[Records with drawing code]
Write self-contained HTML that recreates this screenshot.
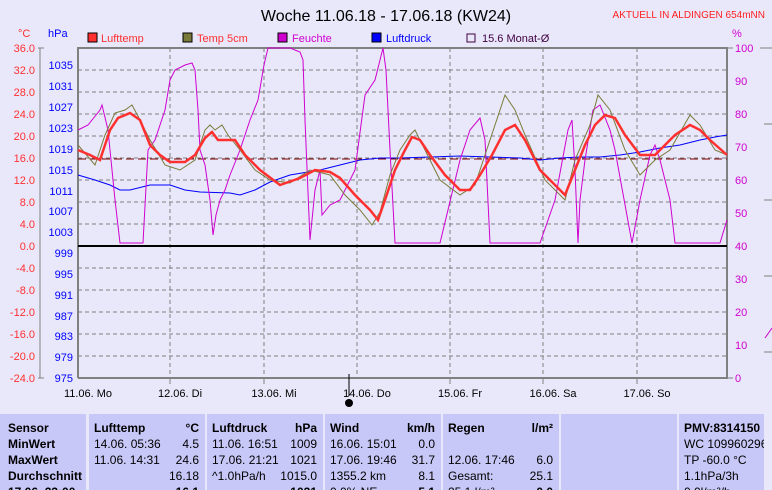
<!DOCTYPE html>
<html><head><meta charset="utf-8"><style>
body{margin:0;width:772px;height:490px;background:#e8e8fa;overflow:hidden;font-family:"Liberation Sans",sans-serif}
svg{position:absolute;left:0;top:0}
.tb{position:absolute;top:414px;height:76px;background:#c8c8f8;font-size:12px;line-height:16px;padding-top:6px;box-sizing:border-box;overflow:hidden;white-space:nowrap}
.tb div{height:16px;position:relative}
.r{position:absolute;right:6px;top:0}
b{font-weight:bold}
</style></head><body>
<svg width="772" height="490" font-family="Liberation Sans, sans-serif">
<text x="386" y="21" font-size="16" text-anchor="middle">Woche 11.06.18 - 17.06.18 (KW24)</text>
<text x="765" y="18" font-size="10" fill="#ff2020" text-anchor="end">AKTUELL IN ALDINGEN 654mNN</text>
<text x="18" y="37" font-size="11" fill="#ff3030">°C</text>
<text x="48" y="37" font-size="11" fill="#0000ff">hPa</text>
<text x="732" y="37" font-size="11" fill="#d000d0">%</text>
<rect x="88" y="33" width="9" height="9" fill="#ff3030" stroke="#000"/><text x="101" y="42" font-size="11" fill="#ff3030">Lufttemp</text>
<rect x="183" y="33" width="9" height="9" fill="#7a7a3a" stroke="#000"/><text x="197" y="42" font-size="11" fill="#ff3030">Temp 5cm</text>
<rect x="278" y="33" width="9" height="9" fill="#d000d0" stroke="#000"/><text x="292" y="42" font-size="11" fill="#d000d0">Feuchte</text>
<rect x="372" y="33" width="9" height="9" fill="#0000ff" stroke="#000"/><text x="386" y="42" font-size="11" fill="#0000ff">Luftdruck</text>
<rect x="467" y="34" width="8" height="8" fill="none" stroke="#400040"/><text x="482" y="42" font-size="11" fill="#400040">15.6 Monat-Ø</text>
<g stroke="#808080" stroke-dasharray="4,3" stroke-width="1">
<line x1="78" y1="70" x2="727" y2="70"/><line x1="78" y1="92" x2="727" y2="92"/><line x1="78" y1="114" x2="727" y2="114"/><line x1="78" y1="136" x2="727" y2="136"/><line x1="78" y1="158" x2="727" y2="158"/><line x1="78" y1="180" x2="727" y2="180"/><line x1="78" y1="202" x2="727" y2="202"/><line x1="78" y1="224" x2="727" y2="224"/><line x1="78" y1="268" x2="727" y2="268"/><line x1="78" y1="290" x2="727" y2="290"/><line x1="78" y1="312" x2="727" y2="312"/><line x1="78" y1="334" x2="727" y2="334"/><line x1="78" y1="356" x2="727" y2="356"/>
<line x1="170" y1="48" x2="170" y2="378"/><line x1="264" y1="48" x2="264" y2="378"/><line x1="357" y1="48" x2="357" y2="378"/><line x1="450" y1="48" x2="450" y2="378"/><line x1="543" y1="48" x2="543" y2="378"/><line x1="637" y1="48" x2="637" y2="378"/>
</g>
<polyline fill="none" stroke="#808080" stroke-width="2" points="78,378 78,48 727,48 727,378 78,378"/>
<g stroke="#808080"><line x1="38" y1="48" x2="44" y2="48"/><line x1="40" y1="48" x2="40" y2="378"/><line x1="38" y1="378" x2="44" y2="378"/>
<line x1="727" y1="48" x2="733" y2="48"/><line x1="727" y1="378" x2="733" y2="378"/>
<line x1="170" y1="378" x2="170" y2="384"/><line x1="264" y1="378" x2="264" y2="384"/><line x1="450" y1="378" x2="450" y2="384"/><line x1="543" y1="378" x2="543" y2="384"/><line x1="637" y1="378" x2="637" y2="384"/>
<line x1="760" y1="48" x2="772" y2="48"/><line x1="764" y1="124" x2="772" y2="124"/><line x1="764" y1="200" x2="772" y2="200"/><line x1="764" y1="276" x2="772" y2="276"/><line x1="764" y1="352" x2="772" y2="352"/></g>
<line x1="349" y1="374" x2="349" y2="396" stroke="#000"/><circle cx="349" cy="403" r="4" fill="#000"/>
<g font-size="11" fill="#ff3030" text-anchor="end">
<text x="35" y="52">36.0</text><text x="35" y="74">32.0</text><text x="35" y="96">28.0</text><text x="35" y="118">24.0</text><text x="35" y="140">20.0</text><text x="35" y="162">16.0</text><text x="35" y="184">12.0</text><text x="35" y="206">8.0</text><text x="35" y="228">4.0</text><text x="35" y="250">0.0</text><text x="35" y="272">-4.0</text><text x="35" y="294">-8.0</text><text x="35" y="316">-12.0</text><text x="35" y="338">-16.0</text><text x="35" y="360">-20.0</text><text x="35" y="382">-24.0</text></g>
<g font-size="11" fill="#0000ff" text-anchor="end">
<text x="73" y="69">1035</text><text x="73" y="90">1031</text><text x="73" y="111">1027</text><text x="73" y="132">1023</text><text x="73" y="153">1019</text><text x="73" y="174">1015</text><text x="73" y="195">1011</text><text x="73" y="215">1007</text><text x="73" y="236">1003</text><text x="73" y="257">999</text><text x="73" y="278">995</text><text x="73" y="299">991</text><text x="73" y="320">987</text><text x="73" y="340">983</text><text x="73" y="361">979</text><text x="73" y="382">975</text></g>
<g font-size="11" fill="#d000d0">
<text x="735" y="52">100</text><text x="735" y="85">90</text><text x="735" y="118">80</text><text x="735" y="151">70</text><text x="735" y="184">60</text><text x="735" y="217">50</text><text x="735" y="250">40</text><text x="735" y="283">30</text><text x="735" y="316">20</text><text x="735" y="349">10</text><text x="735" y="382">0</text></g>
<g font-size="11" text-anchor="middle">
<text x="88" y="397">11.06.  Mo</text><text x="180" y="397">12.06.  Di</text><text x="274" y="397">13.06.  Mi</text><text x="367" y="397">14.06.  Do</text><text x="460" y="397">15.06.  Fr</text><text x="553" y="397">16.06.  Sa</text><text x="647" y="397">17.06.  So</text></g>
<line x1="78" y1="246" x2="727" y2="246" stroke="#000" stroke-width="2"/>
<line x1="78" y1="159" x2="727" y2="159" stroke="#800000" stroke-dasharray="8,4"/>
<polyline fill="none" stroke="#0000ff" points="78,175 95,180 110,185 120,190 130,190 150,185 170,185 185,190 200,192 230,193 240,195 255,190 270,182 290,175 320,170 340,165 360,160 380,158 400,158 430,157 460,156 490,157 520,158 540,160 560,158 580,157 600,157 620,155 640,152 660,148 680,145 700,140 715,137 727,135"/>
<polyline fill="none" stroke="#d000d0" points="78,130 88,125 100,110 102,105 108,130 115,200 120,243 143,243 148,150 155,140 165,110 170,80 175,70 185,65 192,63 195,70 198,110 200,150 205,165 210,200 213,235 216,215 220,200 225,190 230,175 240,150 250,120 258,100 264,65 268,48 290,48 300,52 303,60 305,120 310,240 315,190 320,170 322,215 330,205 340,200 345,190 355,170 365,95 375,80 383,48 386,70 390,150 395,243 440,243 460,160 470,130 480,118 485,140 490,243 540,243 555,200 568,130 572,120 575,170 578,243 580,200 585,160 593,110 600,105 610,130 615,150 632,243 640,200 650,155 655,145 660,160 670,200 675,243 720,243 727,220"/>
<polyline fill="none" stroke="#7a7a3a" points="78,145 95,165 105,135 115,113 125,110 132,105 140,120 150,140 165,165 180,170 195,160 205,130 210,125 215,130 222,125 228,135 240,150 255,170 270,180 290,183 310,170 330,175 345,195 360,210 372,225 380,212 390,175 400,150 410,135 415,130 425,150 440,180 460,195 475,185 490,140 500,110 505,95 515,110 525,135 545,180 565,200 575,160 590,125 598,95 610,110 625,150 640,175 655,160 670,150 690,115 700,125 715,150 727,155"/>
<polyline fill="none" stroke="#ff3030" stroke-width="2.5" points="78,150 90,155 100,160 110,130 118,118 130,113 140,120 150,145 160,155 170,162 185,162 195,155 205,138 212,132 218,140 235,140 245,155 260,170 280,185 300,178 315,170 330,172 340,178 355,195 370,210 378,220 385,200 395,170 405,150 412,137 420,140 430,155 445,175 460,190 470,190 480,175 492,155 505,130 515,125 525,140 540,170 555,185 565,195 575,170 585,145 595,125 605,115 615,118 625,135 640,155 655,155 665,145 675,135 690,125 700,130 710,140 727,155"/>
<polyline fill="none" stroke="#d000d0" points="765,338 772,328"/>
</svg>
<div class="tb" style="left:0;width:86px;padding-left:8px"><div><b>Sensor</b></div><div><b>MinWert</b></div><div><b>MaxWert</b></div><div><b>Durchschnitt</b></div><div><b>17.06. 23:00</b></div></div>
<div class="tb" style="left:89px;width:116px;padding-left:5px"><div><b>Lufttemp</b><span class="r"><b>°C</b></span></div><div>14.06.  05:36<span class="r">4.5</span></div><div>11.06.  14:31<span class="r">24.6</span></div><div><span class="r">16.18</span></div><div><span class="r"><b>16.1</b></span></div></div>
<div class="tb" style="left:207px;width:116px;padding-left:5px"><div><b>Luftdruck</b><span class="r"><b>hPa</b></span></div><div>11.06.  16:51<span class="r">1009</span></div><div>17.06.  21:21<span class="r">1021</span></div><div>^1.0hPa/h<span class="r">1015.0</span></div><div><span class="r"><b>1021</b></span></div></div>
<div class="tb" style="left:325px;width:116px;padding-left:5px"><div><b>Wind</b><span class="r"><b>km/h</b></span></div><div>16.06.  15:01<span class="r">0.0</span></div><div>17.06.  19:46<span class="r">31.7</span></div><div>1355.2 km<span class="r">8.1</span></div><div>0.0% NE<span class="r"><b>5.1</b></span></div></div>
<div class="tb" style="left:443px;width:116px;padding-left:5px"><div><b>Regen</b><span class="r"><b>l/m²</b></span></div><div></div><div>12.06.  17:46<span class="r">6.0</span></div><div>Gesamt:<span class="r">25.1</span></div><div>25.1 l/m²<span class="r"><b>0.0</b></span></div></div>
<div class="tb" style="left:561px;width:116px"></div>
<div class="tb" style="left:679px;width:85px;padding-left:5px"><div><b>PMV:8314150</b></div><div>WC 109960296.</div><div>TP -60.0 °C</div><div>1.1hPa/3h</div><div>0.0l/m²/h</div></div>
</body></html>
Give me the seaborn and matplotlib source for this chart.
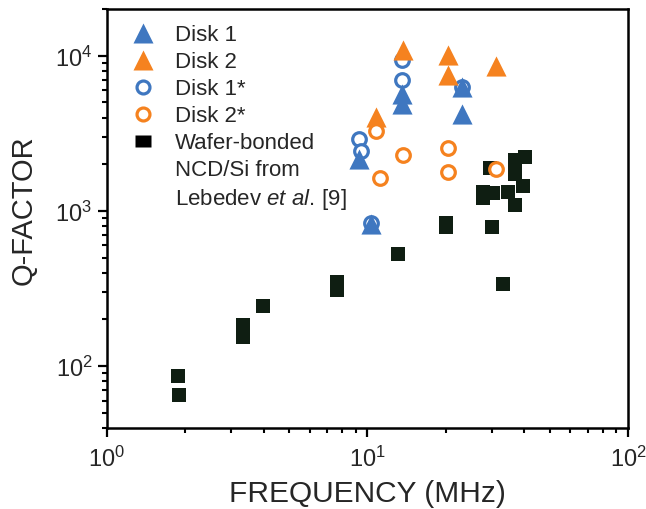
import matplotlib
matplotlib.use('Agg')
import matplotlib.pyplot as plt
from matplotlib.lines import Line2D
from matplotlib.ticker import NullFormatter
import seaborn as sns

# Disk resonances: frequency (MHz) and Q-factor
disk1_freq = [9.30, 10.31, 13.53, 13.53, 22.99, 22.99]
disk1_q = [2165, 825, 5686, 4900, 6250, 4225]
disk2_freq = [10.78, 13.72, 20.43, 20.43, 31.14]
disk2_q = [4023, 10820, 10046, 7464, 8580]
disk1s_freq = [9.30, 9.44, 10.31, 13.53, 13.53, 22.99]
disk1s_q = [2914, 2449, 835, 9327, 6929, 6330]
disk2s_freq = [10.78, 11.17, 13.72, 20.32, 20.32, 31.14]
disk2s_q = [3298, 1630, 2297, 2538, 1793, 1866]

# Wafer-bonded NCD/Si (Lebedev et al.)
ref_freq = [1.88, 1.89, 3.34, 3.34, 3.96, 7.62, 7.62, 13.13, 20.0, 20.0,
            29.98, 33.2, 29.5, 36.8, 36.8, 40.2, 39.4, 27.83, 27.83, 30.2,
            34.7, 37.0]
ref_q = [86.6, 65.3, 184, 154, 243, 351, 308, 528, 837, 788,
         785, 338, 1894, 2117, 1728, 2241, 1450, 1316, 1204, 1300,
         1320, 1096]

blue = '#3f77c0'
orange = '#f5821f'
square_col = '#0f1e12'

sns.set_style('ticks')
plt.rcParams['font.family'] = ['Liberation Sans', 'DejaVu Sans']
plt.rcParams['mathtext.fontset'] = 'custom'
plt.rcParams['mathtext.rm'] = 'Liberation Sans'
plt.rcParams['mathtext.it'] = 'Liberation Sans:italic'

fig = plt.figure(figsize=(6.46, 5.10), dpi=100)
ax = fig.add_axes([0.1656, 0.1588, 0.8065, 0.8216])

# draw order: squares, Disk 1*, Disk 1, Disk 2, Disk 2*
sns.scatterplot(x=ref_freq, y=ref_q, marker='s', s=88, color=square_col,
                linewidth=0, ax=ax, zorder=2)
sns.scatterplot(x=disk1s_freq, y=disk1s_q, marker='o', s=96, facecolor='white',
                edgecolor=blue, linewidth=2.3, ax=ax, zorder=3)
sns.scatterplot(x=disk1_freq, y=disk1_q, marker='^', s=210, color=blue,
                linewidth=0, ax=ax, zorder=4)
sns.scatterplot(x=disk2_freq, y=disk2_q, marker='^', s=210, color=orange,
                linewidth=0, ax=ax, zorder=5)
sns.scatterplot(x=disk2s_freq, y=disk2s_q, marker='o', s=96, facecolor='white',
                edgecolor=orange, linewidth=2.3, ax=ax, zorder=6)

ax.set_xscale('log')
ax.set_yscale('log')
ax.set_xlim(1, 100)
ax.set_ylim(40, 2e4)
ax.xaxis.set_minor_formatter(NullFormatter())
ax.yaxis.set_minor_formatter(NullFormatter())

for side in ['left', 'right', 'top', 'bottom']:
    ax.spines[side].set_linewidth(1.8)
    ax.spines[side].set_color('black')
ax.tick_params(which='major', direction='out', length=6.5, width=1.6,
               labelsize=17, pad=4, color='black')
ax.tick_params(axis='x', which='major', pad=6)
ax.tick_params(which='minor', direction='out', length=3.5, width=1.5, color='black')
ax.tick_params(top=False, right=False, which='both')

ax.set_xlabel('FREQUENCY (MHz)', fontsize=21.5, labelpad=6)
ax.set_ylabel('Q-FACTOR', fontsize=21)
ax.yaxis.set_label_coords(-0.134, 0.523)

# legend (reference label split over three rows)
rect = [(-1, -0.76), (1, -0.76), (1, 0.76), (-1, 0.76), (-1, -0.76)]
handles = [
    Line2D([], [], ls='none', marker='^', markersize=14.5, color=blue, mec='none'),
    Line2D([], [], ls='none', marker='^', markersize=14.5, color=orange, mec='none'),
    Line2D([], [], ls='none', marker='o', markersize=9.3, mfc='white', mec=blue, mew=2.3),
    Line2D([], [], ls='none', marker='o', markersize=9.3, mfc='white', mec=orange, mew=2.3),
    Line2D([], [], ls='none', marker=rect, markersize=12.2, color='black', mec='none'),
    Line2D([], [], ls='none'),
    Line2D([], [], ls='none'),
]
labels = ['Disk 1', 'Disk 2', 'Disk 1*', 'Disk 2*', 'Wafer-bonded',
          'NCD/Si from', r'Lebedev $\mathit{et\ al.}\,$[9]']
ax.legend(handles, labels, loc='upper left', bbox_to_anchor=(0.0436, 0.963),
          frameon=False, fontsize=16, handlelength=1.2, handletextpad=0.84,
          labelspacing=0.27, borderpad=0, borderaxespad=0)

fig.savefig('out.png', dpi=100)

• [Set exercise] Output exactly the lines above, from the line with "Give me the" to the line with "ax = fig.add_axes([0.1656, 0.1588, 0.8065, 0.8216])", both included; skip the pictures.

• [Solution for this task]
Give me the seaborn and matplotlib source for this chart.
import matplotlib
matplotlib.use('Agg')
import matplotlib.pyplot as plt
from matplotlib.lines import Line2D
from matplotlib.ticker import NullFormatter
import seaborn as sns

# Disk resonances: frequency (MHz) and Q-factor
disk1_freq = [9.30, 10.31, 13.53, 13.53, 22.99, 22.99]
disk1_q = [2165, 825, 5686, 4900, 6250, 4225]
disk2_freq = [10.78, 13.72, 20.43, 20.43, 31.14]
disk2_q = [4023, 10820, 10046, 7464, 8580]
disk1s_freq = [9.30, 9.44, 10.31, 13.53, 13.53, 22.99]
disk1s_q = [2914, 2449, 835, 9327, 6929, 6330]
disk2s_freq = [10.78, 11.17, 13.72, 20.32, 20.32, 31.14]
disk2s_q = [3298, 1630, 2297, 2538, 1793, 1866]

# Wafer-bonded NCD/Si (Lebedev et al.)
ref_freq = [1.88, 1.89, 3.34, 3.34, 3.96, 7.62, 7.62, 13.13, 20.0, 20.0,
            29.98, 33.2, 29.5, 36.8, 36.8, 40.2, 39.4, 27.83, 27.83, 30.2,
            34.7, 37.0]
ref_q = [86.6, 65.3, 184, 154, 243, 351, 308, 528, 837, 788,
         785, 338, 1894, 2117, 1728, 2241, 1450, 1316, 1204, 1300,
         1320, 1096]

blue = '#3f77c0'
orange = '#f5821f'
square_col = '#0f1e12'

sns.set_style('ticks')
plt.rcParams['font.family'] = ['Liberation Sans', 'DejaVu Sans']
plt.rcParams['mathtext.fontset'] = 'custom'
plt.rcParams['mathtext.rm'] = 'Liberation Sans'
plt.rcParams['mathtext.it'] = 'Liberation Sans:italic'

fig = plt.figure(figsize=(6.46, 5.10), dpi=100)
ax = fig.add_axes([0.1656, 0.1588, 0.8065, 0.8216])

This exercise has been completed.